• _PROBLEM STATEMENT_:
Don't include pictures. Quote the lines below from the first through the line that contains "titulo_x = 'PERIOD".

** start DATA LINES **

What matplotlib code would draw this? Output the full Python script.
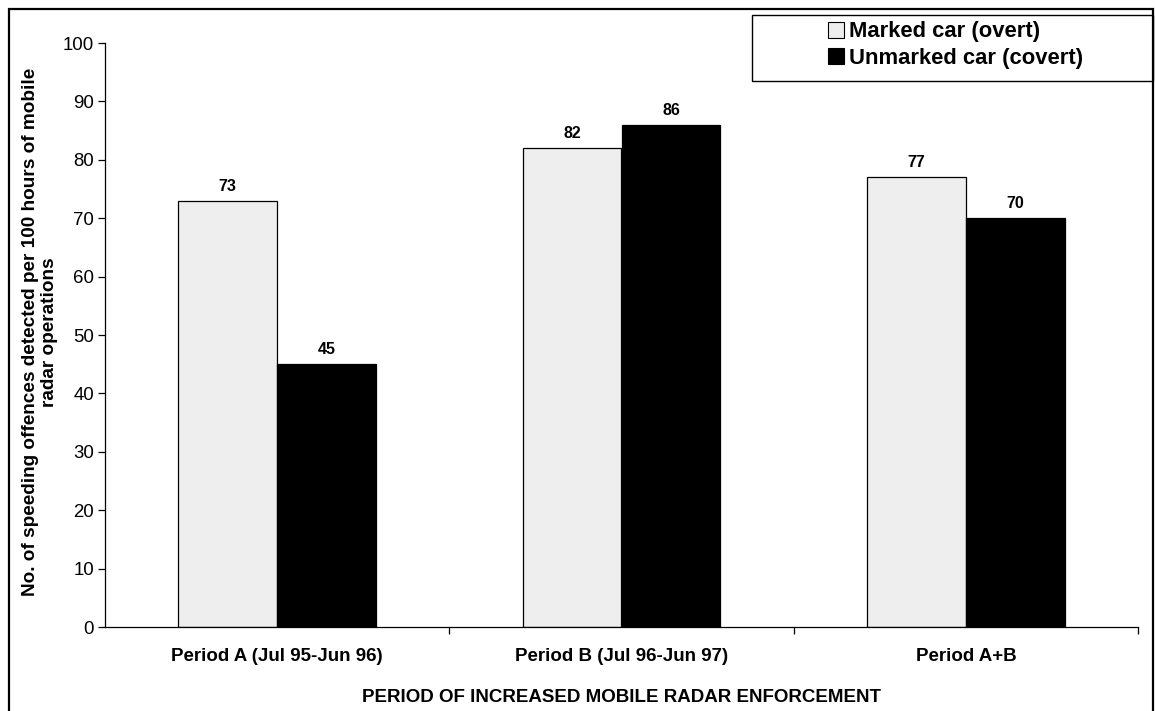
import numpy as np
import matplotlib
matplotlib.use('Agg')
import matplotlib.pyplot as plt
import matplotlib.patches as mpatches

plt.rcParams['font.family'] = ['Liberation Sans', 'DejaVu Sans']

periodos = ['Period A (Jul 95-Jun 96)', 'Period B (Jul 96-Jun 97)', 'Period A+B']
marcado = [73, 82, 77]
nao_marcado = [45, 86, 70]
rotulos_series = ['Marked car (overt)', 'Unmarked car (covert)']
cores_series = ['#eeeeee', '#000000']
titulo_y = 'No. of speeding offences detected per 100 hours of mobile\nradar operations'
titulo_x = 'PERIOD OF INCREASED MOBILE RADAR ENFORCEMENT'

W, H = 1155, 711
fig = plt.figure(figsize=(W / 100, H / 100), dpi=100)
ax = fig.add_axes([105 / W, 1 - 627 / H, (1138 - 105) / W, (627 - 43) / H])

x = np.arange(len(periodos))
largura = 0.2875
for i, (valores, cor) in enumerate(zip([marcado, nao_marcado], cores_series)):
    deslocamento = (i - 0.5) * largura
    ax.bar(x + deslocamento, valores, largura, color=cor, edgecolor='black',
           linewidth=0.9, zorder=2)
    for xi, v in zip(x + deslocamento, valores):
        ax.annotate(f'{v:.0f}', (xi, v), xytext=(0, 5), textcoords='offset points',
                    ha='center', va='bottom', fontsize=11.5, fontweight='bold')

ax.set_xlim(-0.5, 2.5)
ax.set_ylim(0, 100)
ax.set_yticks(range(0, 101, 10))
ax.tick_params(axis='y', direction='out', length=5, width=0.9, labelsize=13.4, pad=3)
ax.set_xticks(x)
ax.set_xticklabels(periodos, fontweight='bold', fontsize=13.5)
ax.set_xticks([0.5, 1.5, 2.5], minor=True)
ax.tick_params(axis='x', which='major', length=0, pad=15)
ax.tick_params(axis='x', which='minor', direction='out', length=5, width=0.9)
for lado in ['top', 'right']:
    ax.spines[lado].set_visible(False)
for lado in ['left', 'bottom']:
    ax.spines[lado].set_linewidth(0.9)

fig.text(40 / W, 1 - 332 / H, titulo_y, rotation=90, ha='center', va='center',
         multialignment='center', fontsize=13.7, fontweight='bold', linespacing=1.1)
fig.text((105 + 1138) / 2 / W, 1 - 697 / H, titulo_x, ha='center', va='center',
         fontsize=13.5, fontweight='bold')

# moldura externa do grafico
fig.patches.append(mpatches.Rectangle((9 / W, -0.05), (1153 - 9) / W, 1.05 - 9 / H,
                                      transform=fig.transFigure, fill=False,
                                      edgecolor='black', linewidth=1.6))

# caixa da legenda
caixa = (752 / W, 1 - 81 / H, (1153 - 752) / W, 66 / H)
fig.patches.append(mpatches.Rectangle(caixa[:2], caixa[2], caixa[3],
                                      transform=fig.transFigure, fill=False,
                                      edgecolor='black', linewidth=1.0))
handles = [mpatches.Patch(facecolor=c, edgecolor='black', linewidth=0.8, label=r)
           for c, r in zip(cores_series, rotulos_series)]
ax.legend(handles=handles, loc='center',
          bbox_to_anchor=(caixa[0] + 3 / W, caixa[1] + 3 / H, caixa[2], caixa[3]),
          bbox_transform=fig.transFigure, frameon=False,
          prop={'weight': 'bold', 'size': 15.8}, handlelength=0.75, handleheight=0.75,
          handletextpad=0.2, labelspacing=0.25, borderaxespad=0)

fig.savefig('out.png', dpi=100)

** end DATA LINES **

• _WORKED SOLUTION_:
What matplotlib code would draw this? Output the full Python script.
import numpy as np
import matplotlib
matplotlib.use('Agg')
import matplotlib.pyplot as plt
import matplotlib.patches as mpatches

plt.rcParams['font.family'] = ['Liberation Sans', 'DejaVu Sans']

periodos = ['Period A (Jul 95-Jun 96)', 'Period B (Jul 96-Jun 97)', 'Period A+B']
marcado = [73, 82, 77]
nao_marcado = [45, 86, 70]
rotulos_series = ['Marked car (overt)', 'Unmarked car (covert)']
cores_series = ['#eeeeee', '#000000']
titulo_y = 'No. of speeding offences detected per 100 hours of mobile\nradar operations'
titulo_x = 'PERIOD OF INCREASED MOBILE RADAR ENFORCEMENT'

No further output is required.